++++ COLLECTED DATA ++++

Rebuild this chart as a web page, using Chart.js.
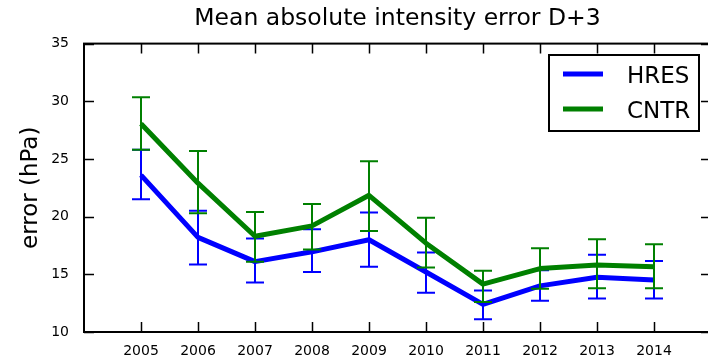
<!DOCTYPE html>
<html>
<head>
<meta charset="utf-8">
<script src="https://cdn.jsdelivr.net/npm/chart.js@4/dist/chart.umd.min.js"></script>
<style>
  body { margin: 0; overflow: hidden; background: #fff; }
  #wrap { width: 711px; height: 361px; }
</style>
</head>
<body>
<div id="wrap"><canvas id="err-chart"></canvas></div>
<script>
// values
const years = [2005, 2006, 2007, 2008, 2009, 2010, 2011, 2012, 2013, 2014];
const yTicks = [10, 15, 20, 25, 30, 35];

const hres = [23.6, 18.2, 16.1, 16.95, 18.0, 15.2, 12.4, 14.0, 14.75, 14.5];
const hresLow = [21.5, 15.85, 14.3, 15.2, 15.65, 13.4, 11.1, 12.7, 12.9, 12.9];
const hresHigh = [25.8, 20.5, 18.1, 18.9, 20.35, 16.9, 13.6, 15.35, 16.7, 16.15];

const cntr = [28.05, 22.9, 18.3, 19.2, 21.85, 17.7, 14.15, 15.5, 15.8, 15.65];
const cntrLow = [25.8, 20.3, 16.1, 17.15, 18.75, 15.6, 12.6, 13.75, 13.8, 13.8];
const cntrHigh = [30.35, 25.7, 20.4, 21.1, 24.8, 19.9, 15.3, 17.25, 18.05, 17.6];

const FONT = "'DejaVu Sans', sans-serif";

function pts(vals) {
  return years.map((y, i) => ({ x: y, y: vals[i] }));
}

// error bars drawn just before each line
const errorBars = {
  id: "errorBars",
  beforeDatasetDraw(chart, args) {
    const ds = chart.data.datasets[args.index];
    const xs = chart.scales.x, ys = chart.scales.y;
    const c = chart.ctx;
    c.save();
    c.strokeStyle = ds.borderColor;
    c.lineWidth = 2;
    years.forEach((yr, i) => {
      const px = xs.getPixelForValue(yr);
      const lo = ys.getPixelForValue(ds.low[i]);
      const hi = ys.getPixelForValue(ds.high[i]);
      c.beginPath();
      c.moveTo(px, lo); c.lineTo(px, hi);
      c.moveTo(px - 9, lo); c.lineTo(px + 9, lo);
      c.moveTo(px - 9, hi); c.lineTo(px + 9, hi);
      c.stroke();
    });
    c.restore();
  }
};

// matplotlib style frame with inward ticks, plus boxed legend
const frame = {
  id: "frame",
  afterDraw(chart) {
    const a = chart.chartArea, c = chart.ctx;
    const xs = chart.scales.x, ys = chart.scales.y;
    c.save();
    c.strokeStyle = "#000";
    c.lineWidth = 1.5;
    c.beginPath();
    years.forEach(yr => {
      const px = Math.round(xs.getPixelForValue(yr)) + 0.5;
      c.moveTo(px, a.bottom); c.lineTo(px, a.bottom - 10);
      c.moveTo(px, a.top); c.lineTo(px, a.top + 10);
    });
    yTicks.forEach(v => {
      const py = Math.round(ys.getPixelForValue(v)) + 0.5;
      c.moveTo(a.left, py); c.lineTo(a.left + 10, py);
      c.moveTo(a.right, py); c.lineTo(a.right - 10, py);
    });
    c.stroke();
    c.lineWidth = 2;
    c.strokeRect(a.left, a.top, a.right - a.left, a.bottom - a.top);

    // legend
    const bx = 549, by = 55, bw = 150, bh = 76;
    c.fillStyle = "#fff";
    c.fillRect(bx, by, bw, bh);
    c.strokeRect(bx, by, bw, bh);
    c.font = "23px " + FONT;
    c.textBaseline = "alphabetic";
    c.textAlign = "left";
    const rows = [74, 109];
    chart.data.datasets.forEach((ds, i) => {
      const ry = rows[i];
      c.strokeStyle = ds.borderColor;
      c.lineWidth = 5;
      c.beginPath();
      c.moveTo(563, ry); c.lineTo(603, ry);
      c.stroke();
      c.fillStyle = "#000";
      c.fillText(ds.label, 627, ry + 8.5);
    });
    c.restore();
  }
};

const ctx = document.getElementById("err-chart").getContext("2d");
new Chart(ctx, {
  type: "line",
  data: {
    datasets: [
      {
        label: "HRES",
        data: pts(hres),
        low: hresLow,
        high: hresHigh,
        borderColor: "#0000ff",
        borderWidth: 5,
        pointRadius: 0,
        tension: 0,
        borderJoinStyle: "round",
        order: 1
      },
      {
        label: "CNTR",
        data: pts(cntr),
        low: cntrLow,
        high: cntrHigh,
        borderColor: "#008000",
        borderWidth: 5,
        pointRadius: 0,
        tension: 0,
        borderJoinStyle: "round",
        order: 0
      }
    ]
  },
  options: {
    responsive: true,
    maintainAspectRatio: false,
    animation: false,
    layout: { padding: 0 },
    scales: {
      x: {
        type: "linear",
        min: 2004,
        max: 2015,
        grid: { display: false, drawTicks: false },
        border: { display: false },
        afterBuildTicks: s => { s.ticks = years.map(v => ({ value: v })); },
        afterFit: s => { s.height = 29; },
        ticks: {
          color: "#000",
          padding: 11,
          maxRotation: 0,
          autoSkip: false,
          font: { family: FONT, size: 14 },
          callback: v => String(v)
        }
      },
      y: {
        min: 10,
        max: 35,
        grid: { display: false, drawTicks: false },
        border: { display: false },
        afterBuildTicks: s => { s.ticks = yTicks.map(v => ({ value: v })); },
        afterFit: s => { s.width = 84; },
        ticks: {
          color: "#000",
          padding: 15,
          font: { family: FONT, size: 14 }
        },
        title: {
          display: true,
          text: "error (hPa)",
          color: "#000",
          padding: { top: 17, bottom: 0 },
          font: { family: FONT, size: 23 }
        }
      }
    },
    plugins: {
      legend: { display: false },
      tooltip: { enabled: false },
      title: {
        display: true,
        fullSize: false,
        text: "Mean absolute intensity error D+3",
        color: "#000",
        padding: { top: 5, bottom: 10.4 },
        font: { family: FONT, size: 23.5, weight: "normal", lineHeight: 1.2 }
      }
    }
  },
  plugins: [errorBars, frame]
});
</script>
</body>
</html>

++++

• [EXERCISE GOAL]: Each line of the data should be quoted exactly, with pictures left out.

• [COMPLETE RESPONSE]:
Rebuild this chart as a web page, using Chart.js.
<!DOCTYPE html>
<html>
<head>
<meta charset="utf-8">
<script src="https://cdn.jsdelivr.net/npm/chart.js@4/dist/chart.umd.min.js"></script>
<style>
  body { margin: 0; overflow: hidden; background: #fff; }
  #wrap { width: 711px; height: 361px; }
</style>
</head>
<body>
<div id="wrap"><canvas id="err-chart"></canvas></div>
<script>
// values
const years = [2005, 2006, 2007, 2008, 2009, 2010, 2011, 2012, 2013, 2014];
const yTicks = [10, 15, 20, 25, 30, 35];

const hres = [23.6, 18.2, 16.1, 16.95, 18.0, 15.2, 12.4, 14.0, 14.75, 14.5];
const hresLow = [21.5, 15.85, 14.3, 15.2, 15.65, 13.4, 11.1, 12.7, 12.9, 12.9];
const hresHigh = [25.8, 20.5, 18.1, 18.9, 20.35, 16.9, 13.6, 15.35, 16.7, 16.15];

const cntr = [28.05, 22.9, 18.3, 19.2, 21.85, 17.7, 14.15, 15.5, 15.8, 15.65];
const cntrLow = [25.8, 20.3, 16.1, 17.15, 18.75, 15.6, 12.6, 13.75, 13.8, 13.8];
const cntrHigh = [30.35, 25.7, 20.4, 21.1, 24.8, 19.9, 15.3, 17.25, 18.05, 17.6];

const FONT = "'DejaVu Sans', sans-serif";

function pts(vals) {
  return years.map((y, i) => ({ x: y, y: vals[i] }));
}

// error bars drawn just before each line
const errorBars = {
  id: "errorBars",
  beforeDatasetDraw(chart, args) {
    const ds = chart.data.datasets[args.index];
    const xs = chart.scales.x, ys = chart.scales.y;
    const c = chart.ctx;
    c.save();
    c.strokeStyle = ds.borderColor;
    c.lineWidth = 2;
    years.forEach((yr, i) => {
      const px = xs.getPixelForValue(yr);
      const lo = ys.getPixelForValue(ds.low[i]);
      const hi = ys.getPixelForValue(ds.high[i]);
      c.beginPath();
      c.moveTo(px, lo); c.lineTo(px, hi);
      c.moveTo(px - 9, lo); c.lineTo(px + 9, lo);
      c.moveTo(px - 9, hi); c.lineTo(px + 9, hi);
      c.stroke();
    });
    c.restore();
  }
};

// matplotlib style frame with inward ticks, plus boxed legend
const frame = {
  id: "frame",
  afterDraw(chart) {
    const a = chart.chartArea, c = chart.ctx;
    const xs = chart.scales.x, ys = chart.scales.y;
    c.save();
    c.strokeStyle = "#000";
    c.lineWidth = 1.5;
    c.beginPath();
    years.forEach(yr => {
      const px = Math.round(xs.getPixelForValue(yr)) + 0.5;
      c.moveTo(px, a.bottom); c.lineTo(px, a.bottom - 10);
      c.moveTo(px, a.top); c.lineTo(px, a.top + 10);
    });
    yTicks.forEach(v => {
      const py = Math.round(ys.getPixelForValue(v)) + 0.5;
      c.moveTo(a.left, py); c.lineTo(a.left + 10, py);
      c.moveTo(a.right, py); c.lineTo(a.right - 10, py);
    });
    c.stroke();
    c.lineWidth = 2;
    c.strokeRect(a.left, a.top, a.right - a.left, a.bottom - a.top);

    // legend
    const bx = 549, by = 55, bw = 150, bh = 76;
    c.fillStyle = "#fff";
    c.fillRect(bx, by, bw, bh);
    c.strokeRect(bx, by, bw, bh);
    c.font = "23px " + FONT;
    c.textBaseline = "alphabetic";
    c.textAlign = "left";
    const rows = [74, 109];
    chart.data.datasets.forEach((ds, i) => {
      const ry = rows[i];
      c.strokeStyle = ds.borderColor;
      c.lineWidth = 5;
      c.beginPath();
      c.moveTo(563, ry); c.lineTo(603, ry);
      c.stroke();
      c.fillStyle = "#000";
      c.fillText(ds.label, 627, ry + 8.5);
    });
    c.restore();
  }
};

const ctx = document.getElementById("err-chart").getContext("2d");
new Chart(ctx, {
  type: "line",
  data: {
    datasets: [
      {
        label: "HRES",
        data: pts(hres),
        low: hresLow,
        high: hresHigh,
        borderColor: "#0000ff",
        borderWidth: 5,
        pointRadius: 0,
        tension: 0,
        borderJoinStyle: "round",
        order: 1
      },
      {
        label: "CNTR",
        data: pts(cntr),
        low: cntrLow,
        high: cntrHigh,
        borderColor: "#008000",
        borderWidth: 5,
        pointRadius: 0,
        tension: 0,
        borderJoinStyle: "round",
        order: 0
      }
    ]
  },
  options: {
    responsive: true,
    maintainAspectRatio: false,
    animation: false,
    layout: { padding: 0 },
    scales: {
      x: {
        type: "linear",
        min: 2004,
        max: 2015,
        grid: { display: false, drawTicks: false },
        border: { display: false },
        afterBuildTicks: s => { s.ticks = years.map(v => ({ value: v })); },
        afterFit: s => { s.height = 29; },
        ticks: {
          color: "#000",
          padding: 11,
          maxRotation: 0,
          autoSkip: false,
          font: { family: FONT, size: 14 },
          callback: v => String(v)
        }
      },
      y: {
        min: 10,
        max: 35,
        grid: { display: false, drawTicks: false },
        border: { display: false },
        afterBuildTicks: s => { s.ticks = yTicks.map(v => ({ value: v })); },
        afterFit: s => { s.width = 84; },
        ticks: {
          color: "#000",
          padding: 15,
          font: { family: FONT, size: 14 }
        },
        title: {
          display: true,
          text: "error (hPa)",
          color: "#000",
          padding: { top: 17, bottom: 0 },
          font: { family: FONT, size: 23 }
        }
      }
    },
    plugins: {
      legend: { display: false },
      tooltip: { enabled: false },
      title: {
        display: true,
        fullSize: false,
        text: "Mean absolute intensity error D+3",
        color: "#000",
        padding: { top: 5, bottom: 10.4 },
        font: { family: FONT, size: 23.5, weight: "normal", lineHeight: 1.2 }
      }
    }
  },
  plugins: [errorBars, frame]
});
</script>
</body>
</html>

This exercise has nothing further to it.